Discussion in 'Blood Trailing.....OPT IN>>>>>>>' started by Army SGM, Sep 17, 2015.

  1. Army SGM

    Army SGM Mid-Missouri Gun Dogs

    618
    Jan 5, 2013
    Auxvasse, MO
    Got a call yesterday morning from a hunter who had shot a deer around 7:25 AM. After questioning him about the location of the shot, such as impact point, trajectory from stand, amount of blood, quality and quantity of blood, and deer actions after being hit, I told him I would come out but it would be after work.

    The temperature of the day and the heat were not exactly favorable conditions for tracking. We finally got to the location and started about 5:30 PM, 10 hours after the shot.

    We tracked/searched for approximately 5 hours with no success. At times Rebel was on the track verified by blood spots but other times she would appear to be on the track but would venture off and we would have to go back to the last blood spot and restart. It was evident that after the sun went down and the humidity and moisture levels came up, she was more consistent and the blood was easier to spot by flashlight. In hindsight, I believe I should have just waited another couple of hours until dark to start. The lack of visibility would have been offset by the improved conditions and been easier on the dog and handler.

    The last blood was found 600 yards from where the shot was taken. There was no clear bedding area where the deer had stopped, and even though the blood was consistent, it did not appear to be sufficient to cause death.

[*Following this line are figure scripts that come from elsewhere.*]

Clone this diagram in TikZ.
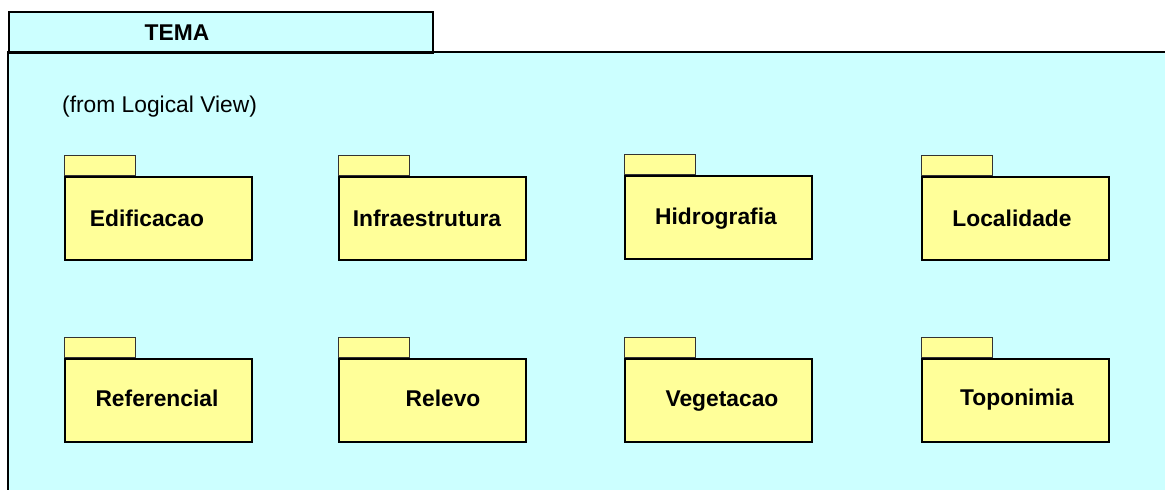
\documentclass[tikz,border=0pt]{standalone}
\usepackage{fontspec}
\setmainfont{Liberation Sans}
\definecolor{pkgcyan}{HTML}{CCFFFF}
\definecolor{pkgyellow}{HTML}{FFFF99}
\definecolor{tabline}{HTML}{333333}
\begin{document}
\begin{tikzpicture}[x=1pt,y=-1pt,
  big/.style={font=\fontsize{22.8}{27}\selectfont},
  pkgname/.style={big,font=\fontsize{22.8}{27}\selectfont\bfseries,anchor=base,inner sep=0pt},
  pkgbody/.style={draw=black,line width=1.6pt,fill=pkgyellow,anchor=north west,
    minimum width=187pt,minimum height=83pt,inner sep=0pt},
  pkgtab/.style={draw=tabline,line width=1.3pt,fill=pkgyellow,anchor=south west,
    minimum width=71pt,minimum height=20pt,inner sep=0pt}]
\useasboundingbox (0,0) rectangle (1165,490);
% outer package TEMA
\fill[pkgcyan] (8,52) rectangle (1170,495);
\node[draw=black,line width=1.6pt,fill=pkgcyan,anchor=north west,
  minimum width=424pt,minimum height=41pt,inner sep=0pt] (tematab) at (8,11) {};
\node[font=\fontsize{22.8}{27}\selectfont\bfseries,anchor=base,inner sep=0pt] (tema) at (177,40) {TEMA};
\draw[line width=1.6pt] (1170,52) -- (8,52) -- (8,495);
\node[big,anchor=base west,inner sep=0pt] (from) at (62,112) {(from Logical View)};
% inner packages: body, tab, name
\foreach \n/\x/\y/\tx/\t in {
  a/64/176/147/Edificacao, b/338/176/427/Infraestrutura,
  c/624/175/716/Hidrografia, d/921/176/1012/Localidade,
  e/64/358/157/Referencial, f/338/358/443/Relevo,
  g/624/358/722/Vegetacao, h/921/358/1017/Toponimia}{
  \node[pkgbody] (body\n) at (\x,\y) {};
  \node[pkgtab] (tab\n) at (body\n.north west) {};
}
\node[pkgname] (na) at (147,226) {Edificacao};
\node[pkgname] (nb) at (427,226) {Infraestrutura};
\node[pkgname] (nc) at (716,224) {Hidrografia};
\node[pkgname] (nd) at (1012,226) {Localidade};
\node[pkgname] (ne) at (157,406) {Referencial};
\node[pkgname] (nf) at (443,406) {Relevo};
\node[pkgname] (ng) at (722,406) {Vegetacao};
\node[pkgname] (nh) at (1017,405) {Toponimia};
\end{tikzpicture}
\end{document}
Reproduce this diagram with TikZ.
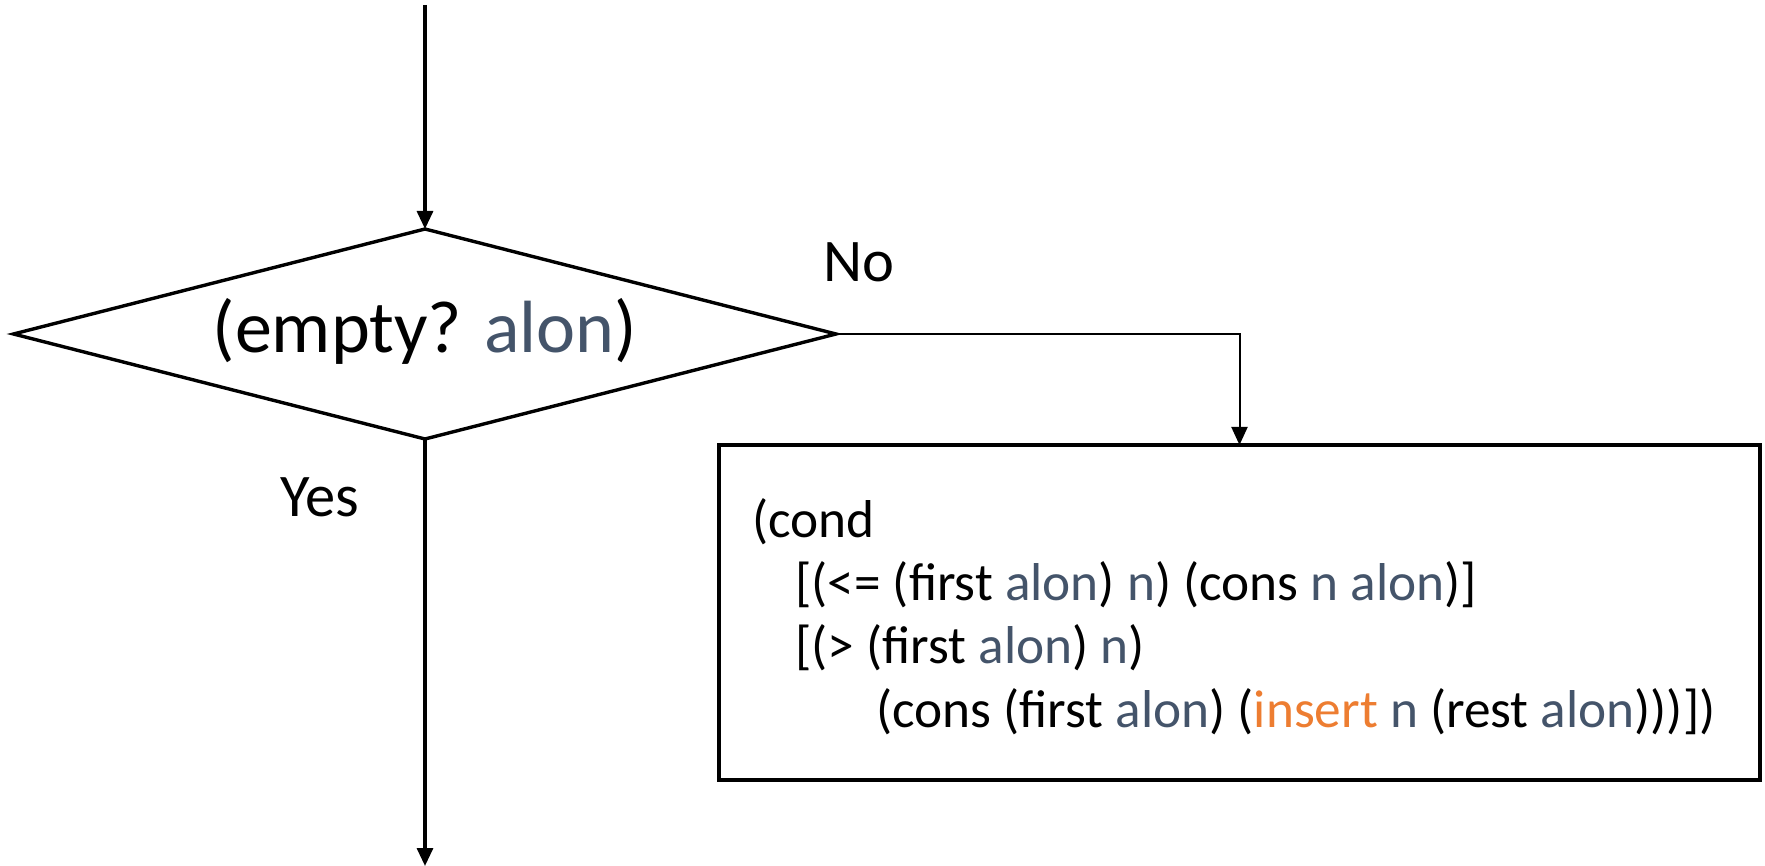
\documentclass[tikz,border=0pt]{standalone}
\usepackage{fontspec}
\setmainfont{Carlito}
\usetikzlibrary{arrows.meta}
\definecolor{slate}{HTML}{44546A}
\definecolor{accent}{HTML}{ED7D31}
\newcommand{\al}{\textcolor{slate}{alon}}
\newcommand{\nv}{\textcolor{slate}{n}}
\begin{document}
\begin{tikzpicture}[x=1pt,y=-1pt,
  decisiontext/.style={inner sep=0pt,font=\fontsize{74}{88}\selectfont},
  outline/.style={draw,line width=3.4pt,line join=miter},
  codebox/.style={rectangle,draw,line width=3.6pt,inner sep=0pt,outer sep=0pt,
    minimum width=1041pt,minimum height=335pt},
  codeline/.style={anchor=base west,inner sep=0pt,font=\fontsize{53.3}{64}\selectfont},
  lbl/.style={anchor=base west,inner sep=0pt,font=\fontsize{60.5}{70}\selectfont},
  arr/.style={-{Triangle[length=18pt,width=16pt]},line width=3.2pt},
  thinarr/.style={-{Triangle[length=18pt,width=16pt]},line width=2pt}]
\useasboundingbox (0,0) rectangle (1765,866);
\coordinate (dn) at (425,229);
\coordinate (ds) at (425,439);
\coordinate (dw) at (13.5,334);
\coordinate (de) at (836,334);
\draw[outline] (dn) -- (de) -- (ds) -- (dw) -- cycle;
\node[decisiontext,anchor=base] (d) at (425,353) {(empty? \al)};
\node[codebox] (b) at (1239.5,612.5) {};
\coordinate (top) at (425,5);
\coordinate (bot) at (425,866);
\draw[arr] (top) -- (dn);
\draw[arr] (ds) -- (bot);
\draw[thinarr] (de) -| (b.north);
\node[lbl] (no) at (823,282) {No};
\node[lbl] (yes) at (280,516) {Yes};
\node[codeline] (l1) at (752,537) {(cond};
\node[codeline] (l2) at (795,600) {[(<= (first \al) \nv) (cons \nv{} \al)]};
\node[codeline] (l3) at (795,663) {[(> (first \al) \nv)};
\node[codeline] (l4) at (876,727) {(cons (first \al) (\textcolor{accent}{insert} \nv{} (rest \al)))])};
\end{tikzpicture}
\end{document}
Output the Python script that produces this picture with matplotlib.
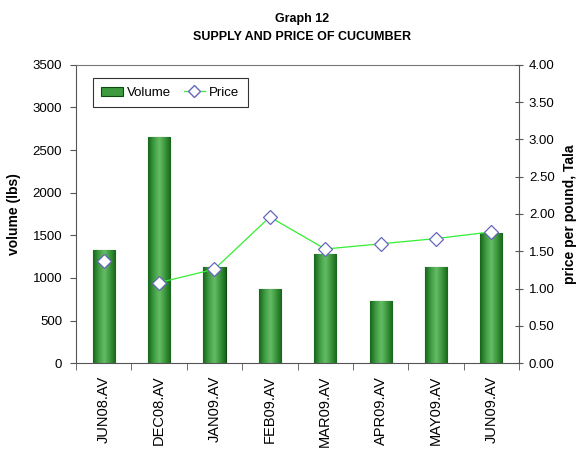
import numpy as np
import matplotlib
matplotlib.use("Agg")
import matplotlib.pyplot as plt
from matplotlib.colors import LinearSegmentedColormap

plt.rcParams['font.family'] = ['Liberation Sans', 'DejaVu Sans']

# data
months = ["JUN08.AV", "DEC08.AV", "JAN09.AV", "FEB09.AV",
          "MAR09.AV", "APR09.AV", "MAY09.AV", "JUN09.AV"]
volume = [1325, 2650, 1130, 865, 1280, 730, 1130, 1530]
price = [1.37, 1.08, 1.26, 1.96, 1.53, 1.60, 1.67, 1.76]

fig = plt.figure(figsize=(5.8, 4.5), dpi=100)
ax = fig.add_axes([0.131, 0.193, 0.764, 0.663])
x = np.arange(len(months))
bw = 0.4

# bars with a dark-light-dark green gradient
cmap = LinearSegmentedColormap.from_list("g", ["#17661a", "#3f9c42", "#66bc66", "#3a963c", "#17661a"])
grad = np.linspace(0, 1, 64).reshape(1, -1)
bars = ax.bar(x, volume, width=bw, color="#3e9a3e", edgecolor="#0f4a0f", linewidth=0.8, zorder=2,
              label="Volume")
for b in bars:
    bx, by = b.get_x(), b.get_y()
    im = ax.imshow(grad, cmap=cmap, aspect="auto", extent=[bx, bx + b.get_width(), by, by + b.get_height()],
                   zorder=2)
    im.set_clip_path(b)

ax.set_xlim(-0.5, len(months) - 0.5)
ax.set_ylim(0, 3500)
ax.set_yticks(range(0, 3501, 500))
ax.set_xticks(x)
ax.set_xticklabels(months, rotation=90, fontsize=10.5)
ax.set_xticks(np.arange(-0.5, len(months), 1), minor=True)
ax.tick_params(axis="x", which="major", length=0, pad=9)
ax.tick_params(axis="x", which="minor", length=5, color="#555555")
ax.tick_params(axis="y", length=4, pad=6, color="#555555", labelsize=9.5)
ax.set_ylabel("volume (lbs)", fontsize=10, fontweight="bold", labelpad=8)
for s in ["left", "bottom"]:
    ax.spines[s].set_color("#555555")
ax.spines["top"].set_color("#777777")
ax.spines["right"].set_visible(False)

ax2 = ax.twinx()
ax2.set_ylim(0, 4)
ax2.set_yticks(np.arange(0, 4.01, 0.5))
ax2.set_yticklabels([f"{v:.2f}" for v in np.arange(0, 4.01, 0.5)])
ax2.tick_params(axis="y", direction="inout", length=6, pad=4, color="#555555", labelsize=9.5)
ax2.spines["right"].set_color("#555555")
ax2.spines["top"].set_visible(False)
ax2.spines["left"].set_visible(False)
ax2.spines["bottom"].set_visible(False)
ax2.set_ylabel("price per pound, Tala", fontsize=10, fontweight="bold", labelpad=6)

# price line: gap after the first month
ax2.plot(x[1:], price[1:], color="#33ee33", linewidth=0.9, zorder=3)
ax2.plot(x, price, linestyle="none", marker="D", markersize=7, markerfacecolor="white",
         markeredgecolor="#6666bb", markeredgewidth=0.9, zorder=4)
ln, = ax2.plot([], [], color="#33ee33", linewidth=0.9, marker="D", markersize=6,
               markerfacecolor="white", markeredgecolor="#6666bb", label="Price")

leg = ax.legend([bars, ln], ["Volume", "Price"], loc="upper left", bbox_to_anchor=(0.038, 0.956),
                ncol=2, fontsize=9.5, frameon=True, fancybox=False, edgecolor="black",
                handlelength=1.6, handletextpad=0.3, columnspacing=1.0, borderpad=0.65,
                borderaxespad=0)
leg.get_frame().set_linewidth(0.8)
leg.set_zorder(5)

fig.text(0.52, 0.958, "Graph 12", ha="center", va="center", fontsize=9, fontweight="bold")
fig.text(0.52, 0.917, "SUPPLY AND PRICE OF CUCUMBER", ha="center", va="center", fontsize=9,
         fontweight="bold")

fig.savefig("out.png", dpi=100)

    All in all it was a good training opportunity. We all concluded the deer survived and not recoverable so I do not look at it as a failed attempt. It gave me and my dog a good opportunity to track real world. I believe if the shot would have been more lethal and the deer had expired, it would have found without a tracking dog. Rebel got some work, but most of the tracking was done/verified by sight.
     
    Last edited: Sep 17, 2015
  2. doctorbrady

    doctorbrady Doctorbrady

    90
    Oct 21, 2013
    SW MO
    Good job guys! Tell us more about the shot. I think your lessons learned were good ones. Cooler, higher humidity comditions will greatly improve a dogs ability to pick up faint scent even if it is hours older. Early mornings are typically best in my experience. All of us are anxious to get our new dogs on real tracks, however, use some caution on which tracks to take your first year. I have made the mistakes of taking a lot of long shot tracks during a dogs first season thinking any track is better than no tracks. Unfortunately, I think it confused the dog and lowered enthusiasm to track after many unsuccessful tracks with no deer at the end. Now I try to limit tracks to "reasonable" possibility recoveries based on pretty extensive interviews.
     

  3. Vector

    Vector VECtor Custom Calls

    Feb 11, 2003
    N/C MO
    Having the patience to go back to that last visible blood to start over is the biggest part of the game. Its awesome to watch a dog just 100 percent knock out a gut shot trail, but its even sweeter when its a REALLY tough one for both you and the dog, and it still pans out.

    Think about what additional questions you can ask the next person that calls from what you learned on this track.
     
  4. Army SGM

    Army SGM Mid-Missouri Gun Dogs

    618
    Jan 5, 2013
    Auxvasse, MO
    Going into it, I did believe this was a recoverable deer. The shot was from within 30 yards from a height of ~15'. The hunter believed the shot was behind the crease but low. The hunter did not believe, nor did it appear that the shot was back in the abdominal area. He believed it penetrated through the deer leaving an entrance and exit would. This appeared to be confirmed by the arrow. All three fletching (white and blue) had blood on them. The blade used was a Rage (2 inch I believe.) I believe this was also confirmed by blood on the track. There was a spot on the trail 150 yards from the shot where it appeared the deer had stood for a short period of time leaving two distinct blood spots of 3"-4" about 8"-10" apart. We believed this was evidence of an entrance and an exit would. After this spot blood was found about once every 4'-6' for another 400-450 yards until we called off the search.
     
  5. doctorbrady

    doctorbrady Doctorbrady

    90
    Oct 21, 2013
    SW MO
    Good for making that much progress!